The Fiscal Council draws attention on the fact that the Convergence Program 2016-2019 and the latest fiscal-budget strategy estimates deficits of 2.9% of GDP for 2017, in the vicinity of the threshold where excessive deficit may step in, when the Fiscal Code adopted in 2015 provided for 2017 additional reductions of indirect taxes. The latest EC projection indicates a deficit increase of the European Account System from 2.8% in 2016 to 3.2% in 2017 without including the impact of amendments generated by salary increases or other tax reductions recently adopted by Parliament.
“Therefore there is high risk that the reference level of 3% of GDP for budget deficit could be exceeded. Proposed amendments, when compensation measures are missing, considerably increase this risk, in a more complicated and volatile international complex than last year,” economists warn.
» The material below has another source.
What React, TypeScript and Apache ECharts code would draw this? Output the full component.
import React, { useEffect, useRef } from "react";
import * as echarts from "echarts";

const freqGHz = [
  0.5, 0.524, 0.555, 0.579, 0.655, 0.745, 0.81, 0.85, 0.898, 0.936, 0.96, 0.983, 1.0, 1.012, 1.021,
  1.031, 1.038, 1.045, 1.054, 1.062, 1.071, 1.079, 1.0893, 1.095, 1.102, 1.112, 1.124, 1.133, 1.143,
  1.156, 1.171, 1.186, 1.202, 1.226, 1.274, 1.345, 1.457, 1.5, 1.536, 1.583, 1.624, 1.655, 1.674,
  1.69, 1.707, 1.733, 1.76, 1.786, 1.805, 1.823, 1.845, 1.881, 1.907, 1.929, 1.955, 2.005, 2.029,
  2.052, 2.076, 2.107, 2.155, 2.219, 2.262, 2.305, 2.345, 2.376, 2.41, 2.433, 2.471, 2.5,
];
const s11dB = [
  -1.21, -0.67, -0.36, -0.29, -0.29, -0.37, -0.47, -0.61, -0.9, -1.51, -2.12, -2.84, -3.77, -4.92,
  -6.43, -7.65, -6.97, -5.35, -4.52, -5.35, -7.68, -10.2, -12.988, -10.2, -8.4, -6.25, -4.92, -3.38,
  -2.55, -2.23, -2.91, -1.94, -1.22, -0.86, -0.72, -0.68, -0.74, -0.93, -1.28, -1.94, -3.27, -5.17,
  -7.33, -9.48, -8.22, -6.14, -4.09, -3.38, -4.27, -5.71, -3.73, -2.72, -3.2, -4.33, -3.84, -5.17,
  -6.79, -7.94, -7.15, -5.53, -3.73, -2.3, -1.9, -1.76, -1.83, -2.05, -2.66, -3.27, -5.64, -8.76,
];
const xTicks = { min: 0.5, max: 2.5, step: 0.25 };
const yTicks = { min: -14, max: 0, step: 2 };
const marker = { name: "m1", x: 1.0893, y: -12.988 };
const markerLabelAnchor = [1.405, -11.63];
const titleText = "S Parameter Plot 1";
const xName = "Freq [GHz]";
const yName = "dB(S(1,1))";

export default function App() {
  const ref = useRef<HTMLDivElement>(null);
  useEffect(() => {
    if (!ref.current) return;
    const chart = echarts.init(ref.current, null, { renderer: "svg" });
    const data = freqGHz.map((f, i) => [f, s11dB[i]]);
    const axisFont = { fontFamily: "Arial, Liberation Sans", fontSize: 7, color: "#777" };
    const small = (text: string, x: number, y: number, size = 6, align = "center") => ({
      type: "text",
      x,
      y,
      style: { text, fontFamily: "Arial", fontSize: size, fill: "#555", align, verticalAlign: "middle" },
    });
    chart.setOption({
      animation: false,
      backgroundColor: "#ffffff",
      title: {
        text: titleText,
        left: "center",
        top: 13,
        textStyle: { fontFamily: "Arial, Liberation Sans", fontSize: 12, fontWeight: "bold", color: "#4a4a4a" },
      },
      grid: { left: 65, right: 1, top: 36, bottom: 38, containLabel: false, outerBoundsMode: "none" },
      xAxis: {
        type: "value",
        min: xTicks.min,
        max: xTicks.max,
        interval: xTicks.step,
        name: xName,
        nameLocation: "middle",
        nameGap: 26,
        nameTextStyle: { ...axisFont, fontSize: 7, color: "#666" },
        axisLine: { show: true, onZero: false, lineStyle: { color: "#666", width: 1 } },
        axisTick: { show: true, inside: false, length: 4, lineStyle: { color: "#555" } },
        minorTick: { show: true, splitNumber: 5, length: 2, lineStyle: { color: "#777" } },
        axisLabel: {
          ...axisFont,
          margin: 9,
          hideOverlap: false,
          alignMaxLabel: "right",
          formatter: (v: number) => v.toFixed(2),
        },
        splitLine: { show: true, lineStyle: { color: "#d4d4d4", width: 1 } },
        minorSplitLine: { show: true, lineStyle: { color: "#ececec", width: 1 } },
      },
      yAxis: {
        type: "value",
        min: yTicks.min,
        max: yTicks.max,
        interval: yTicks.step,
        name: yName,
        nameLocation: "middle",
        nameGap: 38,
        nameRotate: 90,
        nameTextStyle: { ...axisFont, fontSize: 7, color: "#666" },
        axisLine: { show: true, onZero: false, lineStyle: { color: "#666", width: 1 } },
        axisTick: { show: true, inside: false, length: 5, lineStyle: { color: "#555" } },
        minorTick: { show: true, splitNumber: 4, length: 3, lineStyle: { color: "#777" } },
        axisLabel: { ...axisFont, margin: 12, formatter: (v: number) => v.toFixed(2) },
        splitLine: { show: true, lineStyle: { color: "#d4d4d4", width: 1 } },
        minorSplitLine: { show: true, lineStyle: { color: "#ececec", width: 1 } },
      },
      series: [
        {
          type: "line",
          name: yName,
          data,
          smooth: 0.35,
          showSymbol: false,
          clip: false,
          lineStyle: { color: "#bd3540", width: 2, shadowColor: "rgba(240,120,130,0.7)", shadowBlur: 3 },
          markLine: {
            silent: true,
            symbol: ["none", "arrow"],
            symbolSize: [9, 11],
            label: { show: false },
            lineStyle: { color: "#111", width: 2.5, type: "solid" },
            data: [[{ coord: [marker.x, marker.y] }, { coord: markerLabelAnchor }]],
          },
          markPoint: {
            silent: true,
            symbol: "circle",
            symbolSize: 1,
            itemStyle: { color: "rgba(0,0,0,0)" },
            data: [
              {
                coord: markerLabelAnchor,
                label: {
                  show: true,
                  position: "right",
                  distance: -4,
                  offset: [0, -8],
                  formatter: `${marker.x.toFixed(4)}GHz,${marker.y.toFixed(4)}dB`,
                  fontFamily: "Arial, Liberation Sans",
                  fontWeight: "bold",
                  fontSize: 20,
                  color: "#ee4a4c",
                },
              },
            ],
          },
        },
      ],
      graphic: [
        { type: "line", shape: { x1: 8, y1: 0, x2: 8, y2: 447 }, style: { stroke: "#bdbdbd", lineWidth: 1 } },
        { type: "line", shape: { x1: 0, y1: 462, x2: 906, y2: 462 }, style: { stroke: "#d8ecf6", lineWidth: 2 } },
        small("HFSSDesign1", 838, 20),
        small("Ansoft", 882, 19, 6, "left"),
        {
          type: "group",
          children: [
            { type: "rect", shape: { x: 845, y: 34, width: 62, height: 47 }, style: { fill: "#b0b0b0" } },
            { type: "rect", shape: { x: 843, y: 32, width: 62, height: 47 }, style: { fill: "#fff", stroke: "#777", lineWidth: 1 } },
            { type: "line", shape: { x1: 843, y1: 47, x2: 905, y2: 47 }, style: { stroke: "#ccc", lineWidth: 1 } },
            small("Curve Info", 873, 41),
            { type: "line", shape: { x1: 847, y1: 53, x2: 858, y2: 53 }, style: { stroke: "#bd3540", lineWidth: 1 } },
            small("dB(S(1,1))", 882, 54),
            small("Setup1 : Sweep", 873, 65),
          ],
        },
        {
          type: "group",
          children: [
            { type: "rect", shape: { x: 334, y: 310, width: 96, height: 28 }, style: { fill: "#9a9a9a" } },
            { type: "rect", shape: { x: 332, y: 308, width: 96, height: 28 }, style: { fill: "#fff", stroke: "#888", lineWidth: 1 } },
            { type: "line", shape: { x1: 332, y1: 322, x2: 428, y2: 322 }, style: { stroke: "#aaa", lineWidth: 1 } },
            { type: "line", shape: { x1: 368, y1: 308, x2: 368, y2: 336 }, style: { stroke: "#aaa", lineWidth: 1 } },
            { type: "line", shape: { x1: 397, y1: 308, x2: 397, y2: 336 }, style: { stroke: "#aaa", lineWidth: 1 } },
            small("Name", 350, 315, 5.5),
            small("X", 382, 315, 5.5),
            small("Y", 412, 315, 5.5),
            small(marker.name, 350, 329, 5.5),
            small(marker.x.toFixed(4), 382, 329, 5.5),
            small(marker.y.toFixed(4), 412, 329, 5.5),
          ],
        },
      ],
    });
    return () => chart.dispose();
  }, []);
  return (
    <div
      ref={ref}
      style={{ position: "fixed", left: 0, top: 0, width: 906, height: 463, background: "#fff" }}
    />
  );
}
The Council also points out that the introduction of more amendments which foresee salary increases than government decision 20/2016 is not according to provisions of article 17, paragraph 1 of the law of fiscal-budget responsibility 69/2010 which forbids the promotion of laws at least 180 days before the expiration of a government mandate, which lead to the increase of personnel expenses or pensions in the budget sector.
“Mention should be made that salary increases introduced by government decision 20/2016 were initiated before the 180 day deadline, although they were not according to the level of personnel expenses stipulated by law 338/2015 and provisions of article 17, paragraph 2 of the law on fiscal budget responsibility 69/2010 which forbids the increase of personnel expenses at the same time with budget rectifications. In both cases the government used exemptions from law provisions without affecting the deficit target,” the Fiscal Council says.